## WRITTEN REQUEST
Drop the pictures, then extract the listing word for word.

********************

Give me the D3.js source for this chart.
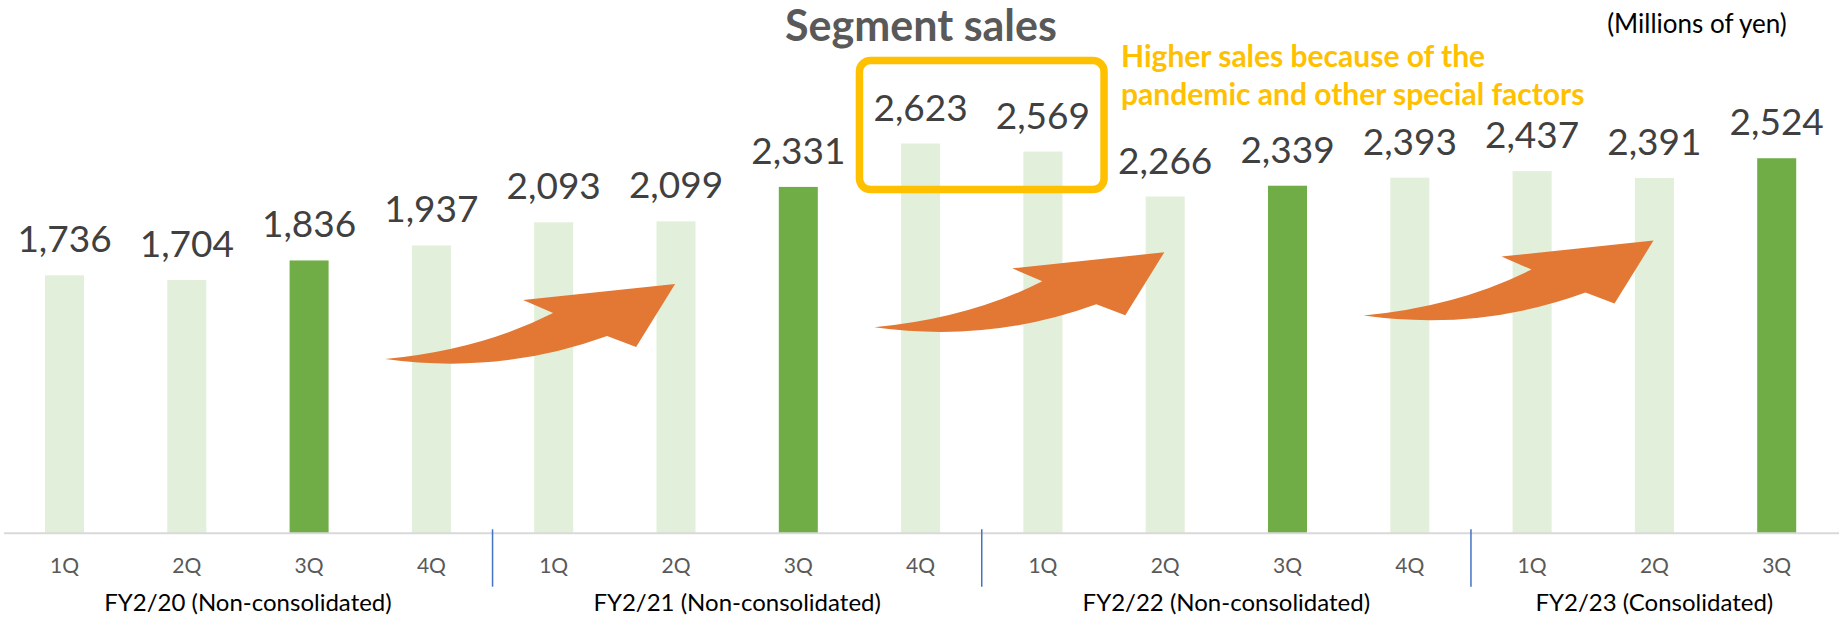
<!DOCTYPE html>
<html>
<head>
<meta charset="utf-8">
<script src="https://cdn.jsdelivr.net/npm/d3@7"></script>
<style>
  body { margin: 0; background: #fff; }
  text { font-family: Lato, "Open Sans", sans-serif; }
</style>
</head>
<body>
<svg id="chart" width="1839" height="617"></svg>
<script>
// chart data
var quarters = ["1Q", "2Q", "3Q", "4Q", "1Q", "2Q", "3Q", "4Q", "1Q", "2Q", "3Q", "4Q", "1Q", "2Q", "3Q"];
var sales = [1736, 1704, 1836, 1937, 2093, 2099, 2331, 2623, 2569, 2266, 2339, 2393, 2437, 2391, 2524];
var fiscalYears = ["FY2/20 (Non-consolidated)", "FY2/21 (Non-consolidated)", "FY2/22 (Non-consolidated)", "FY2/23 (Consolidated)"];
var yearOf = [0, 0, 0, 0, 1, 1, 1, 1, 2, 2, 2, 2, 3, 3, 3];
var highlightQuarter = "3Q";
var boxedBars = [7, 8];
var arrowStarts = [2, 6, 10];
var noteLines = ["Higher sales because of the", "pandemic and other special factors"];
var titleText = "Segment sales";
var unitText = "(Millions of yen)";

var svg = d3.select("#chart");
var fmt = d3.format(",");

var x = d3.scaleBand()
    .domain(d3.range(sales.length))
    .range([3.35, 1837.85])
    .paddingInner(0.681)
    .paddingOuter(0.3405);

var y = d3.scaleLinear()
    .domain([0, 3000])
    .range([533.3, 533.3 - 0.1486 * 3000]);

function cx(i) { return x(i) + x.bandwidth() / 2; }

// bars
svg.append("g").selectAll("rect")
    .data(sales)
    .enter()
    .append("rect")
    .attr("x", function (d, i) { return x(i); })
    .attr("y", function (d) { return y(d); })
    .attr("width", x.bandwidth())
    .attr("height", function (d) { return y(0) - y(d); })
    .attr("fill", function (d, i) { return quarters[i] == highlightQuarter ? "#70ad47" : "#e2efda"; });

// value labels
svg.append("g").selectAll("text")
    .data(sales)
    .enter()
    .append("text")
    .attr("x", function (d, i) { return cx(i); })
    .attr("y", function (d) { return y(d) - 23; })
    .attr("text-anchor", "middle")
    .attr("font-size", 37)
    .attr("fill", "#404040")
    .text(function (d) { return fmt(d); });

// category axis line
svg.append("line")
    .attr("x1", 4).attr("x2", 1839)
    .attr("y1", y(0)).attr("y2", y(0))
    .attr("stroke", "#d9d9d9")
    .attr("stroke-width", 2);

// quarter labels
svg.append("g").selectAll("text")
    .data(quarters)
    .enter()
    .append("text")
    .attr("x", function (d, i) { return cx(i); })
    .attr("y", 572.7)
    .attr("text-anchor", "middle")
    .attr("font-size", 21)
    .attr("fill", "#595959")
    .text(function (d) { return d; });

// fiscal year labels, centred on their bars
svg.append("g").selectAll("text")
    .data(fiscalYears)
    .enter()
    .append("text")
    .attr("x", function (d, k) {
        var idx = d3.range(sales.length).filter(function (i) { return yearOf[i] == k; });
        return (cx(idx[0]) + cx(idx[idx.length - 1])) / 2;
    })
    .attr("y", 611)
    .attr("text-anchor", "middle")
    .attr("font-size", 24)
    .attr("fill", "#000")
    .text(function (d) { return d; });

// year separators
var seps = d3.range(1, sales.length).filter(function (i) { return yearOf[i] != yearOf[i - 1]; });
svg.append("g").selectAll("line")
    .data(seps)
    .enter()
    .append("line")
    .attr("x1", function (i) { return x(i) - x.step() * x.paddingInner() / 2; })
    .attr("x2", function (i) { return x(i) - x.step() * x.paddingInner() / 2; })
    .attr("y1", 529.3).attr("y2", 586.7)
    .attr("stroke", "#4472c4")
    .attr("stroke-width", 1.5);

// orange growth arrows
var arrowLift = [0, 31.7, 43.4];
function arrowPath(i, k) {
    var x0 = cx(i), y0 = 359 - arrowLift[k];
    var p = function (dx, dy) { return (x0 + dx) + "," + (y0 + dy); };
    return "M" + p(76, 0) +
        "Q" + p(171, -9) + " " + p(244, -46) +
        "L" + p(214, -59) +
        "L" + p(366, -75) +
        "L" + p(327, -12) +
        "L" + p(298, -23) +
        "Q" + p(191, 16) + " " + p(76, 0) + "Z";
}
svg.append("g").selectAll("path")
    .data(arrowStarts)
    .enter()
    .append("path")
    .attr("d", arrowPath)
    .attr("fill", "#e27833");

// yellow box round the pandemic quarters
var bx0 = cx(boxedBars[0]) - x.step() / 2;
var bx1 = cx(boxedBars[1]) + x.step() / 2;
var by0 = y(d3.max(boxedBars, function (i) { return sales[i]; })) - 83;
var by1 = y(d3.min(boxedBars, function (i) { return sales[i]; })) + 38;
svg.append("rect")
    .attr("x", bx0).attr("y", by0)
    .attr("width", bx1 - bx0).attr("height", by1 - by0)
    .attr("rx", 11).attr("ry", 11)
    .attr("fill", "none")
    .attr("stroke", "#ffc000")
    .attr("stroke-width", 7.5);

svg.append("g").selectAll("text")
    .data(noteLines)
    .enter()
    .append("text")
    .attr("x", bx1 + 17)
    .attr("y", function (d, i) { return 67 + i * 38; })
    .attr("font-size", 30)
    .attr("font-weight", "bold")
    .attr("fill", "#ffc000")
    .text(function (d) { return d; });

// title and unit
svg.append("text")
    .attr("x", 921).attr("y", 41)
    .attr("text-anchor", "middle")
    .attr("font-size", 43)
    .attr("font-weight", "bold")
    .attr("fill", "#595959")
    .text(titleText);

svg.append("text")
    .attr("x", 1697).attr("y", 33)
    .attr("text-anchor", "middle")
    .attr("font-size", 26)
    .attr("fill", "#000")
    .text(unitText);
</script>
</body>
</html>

********************

## THE ANSWER
Give me the D3.js source for this chart.
<!DOCTYPE html>
<html>
<head>
<meta charset="utf-8">
<script src="https://cdn.jsdelivr.net/npm/d3@7"></script>
<style>
  body { margin: 0; background: #fff; }
  text { font-family: Lato, "Open Sans", sans-serif; }
</style>
</head>
<body>
<svg id="chart" width="1839" height="617"></svg>
<script>
// chart data
var quarters = ["1Q", "2Q", "3Q", "4Q", "1Q", "2Q", "3Q", "4Q", "1Q", "2Q", "3Q", "4Q", "1Q", "2Q", "3Q"];
var sales = [1736, 1704, 1836, 1937, 2093, 2099, 2331, 2623, 2569, 2266, 2339, 2393, 2437, 2391, 2524];
var fiscalYears = ["FY2/20 (Non-consolidated)", "FY2/21 (Non-consolidated)", "FY2/22 (Non-consolidated)", "FY2/23 (Consolidated)"];
var yearOf = [0, 0, 0, 0, 1, 1, 1, 1, 2, 2, 2, 2, 3, 3, 3];
var highlightQuarter = "3Q";
var boxedBars = [7, 8];
var arrowStarts = [2, 6, 10];
var noteLines = ["Higher sales because of the", "pandemic and other special factors"];
var titleText = "Segment sales";
var unitText = "(Millions of yen)";

var svg = d3.select("#chart");
var fmt = d3.format(",");

var x = d3.scaleBand()
    .domain(d3.range(sales.length))
    .range([3.35, 1837.85])
    .paddingInner(0.681)
    .paddingOuter(0.3405);

var y = d3.scaleLinear()
    .domain([0, 3000])
    .range([533.3, 533.3 - 0.1486 * 3000]);

function cx(i) { return x(i) + x.bandwidth() / 2; }

// bars
svg.append("g").selectAll("rect")
    .data(sales)
    .enter()
    .append("rect")
    .attr("x", function (d, i) { return x(i); })
    .attr("y", function (d) { return y(d); })
    .attr("width", x.bandwidth())
    .attr("height", function (d) { return y(0) - y(d); })
    .attr("fill", function (d, i) { return quarters[i] == highlightQuarter ? "#70ad47" : "#e2efda"; });

// value labels
svg.append("g").selectAll("text")
    .data(sales)
    .enter()
    .append("text")
    .attr("x", function (d, i) { return cx(i); })
    .attr("y", function (d) { return y(d) - 23; })
    .attr("text-anchor", "middle")
    .attr("font-size", 37)
    .attr("fill", "#404040")
    .text(function (d) { return fmt(d); });

// category axis line
svg.append("line")
    .attr("x1", 4).attr("x2", 1839)
    .attr("y1", y(0)).attr("y2", y(0))
    .attr("stroke", "#d9d9d9")
    .attr("stroke-width", 2);

// quarter labels
svg.append("g").selectAll("text")
    .data(quarters)
    .enter()
    .append("text")
    .attr("x", function (d, i) { return cx(i); })
    .attr("y", 572.7)
    .attr("text-anchor", "middle")
    .attr("font-size", 21)
    .attr("fill", "#595959")
    .text(function (d) { return d; });

// fiscal year labels, centred on their bars
svg.append("g").selectAll("text")
    .data(fiscalYears)
    .enter()
    .append("text")
    .attr("x", function (d, k) {
        var idx = d3.range(sales.length).filter(function (i) { return yearOf[i] == k; });
        return (cx(idx[0]) + cx(idx[idx.length - 1])) / 2;
    })
    .attr("y", 611)
    .attr("text-anchor", "middle")
    .attr("font-size", 24)
    .attr("fill", "#000")
    .text(function (d) { return d; });

// year separators
var seps = d3.range(1, sales.length).filter(function (i) { return yearOf[i] != yearOf[i - 1]; });
svg.append("g").selectAll("line")
    .data(seps)
    .enter()
    .append("line")
    .attr("x1", function (i) { return x(i) - x.step() * x.paddingInner() / 2; })
    .attr("x2", function (i) { return x(i) - x.step() * x.paddingInner() / 2; })
    .attr("y1", 529.3).attr("y2", 586.7)
    .attr("stroke", "#4472c4")
    .attr("stroke-width", 1.5);

// orange growth arrows
var arrowLift = [0, 31.7, 43.4];
function arrowPath(i, k) {
    var x0 = cx(i), y0 = 359 - arrowLift[k];
    var p = function (dx, dy) { return (x0 + dx) + "," + (y0 + dy); };
    return "M" + p(76, 0) +
        "Q" + p(171, -9) + " " + p(244, -46) +
        "L" + p(214, -59) +
        "L" + p(366, -75) +
        "L" + p(327, -12) +
        "L" + p(298, -23) +
        "Q" + p(191, 16) + " " + p(76, 0) + "Z";
}
svg.append("g").selectAll("path")
    .data(arrowStarts)
    .enter()
    .append("path")
    .attr("d", arrowPath)
    .attr("fill", "#e27833");

// yellow box round the pandemic quarters
var bx0 = cx(boxedBars[0]) - x.step() / 2;
var bx1 = cx(boxedBars[1]) + x.step() / 2;
var by0 = y(d3.max(boxedBars, function (i) { return sales[i]; })) - 83;
var by1 = y(d3.min(boxedBars, function (i) { return sales[i]; })) + 38;
svg.append("rect")
    .attr("x", bx0).attr("y", by0)
    .attr("width", bx1 - bx0).attr("height", by1 - by0)
    .attr("rx", 11).attr("ry", 11)
    .attr("fill", "none")
    .attr("stroke", "#ffc000")
    .attr("stroke-width", 7.5);

svg.append("g").selectAll("text")
    .data(noteLines)
    .enter()
    .append("text")
    .attr("x", bx1 + 17)
    .attr("y", function (d, i) { return 67 + i * 38; })
    .attr("font-size", 30)
    .attr("font-weight", "bold")
    .attr("fill", "#ffc000")
    .text(function (d) { return d; });

// title and unit
svg.append("text")
    .attr("x", 921).attr("y", 41)
    .attr("text-anchor", "middle")
    .attr("font-size", 43)
    .attr("font-weight", "bold")
    .attr("fill", "#595959")
    .text(titleText);

svg.append("text")
    .attr("x", 1697).attr("y", 33)
    .attr("text-anchor", "middle")
    .attr("font-size", 26)
    .attr("fill", "#000")
    .text(unitText);
</script>
</body>
</html>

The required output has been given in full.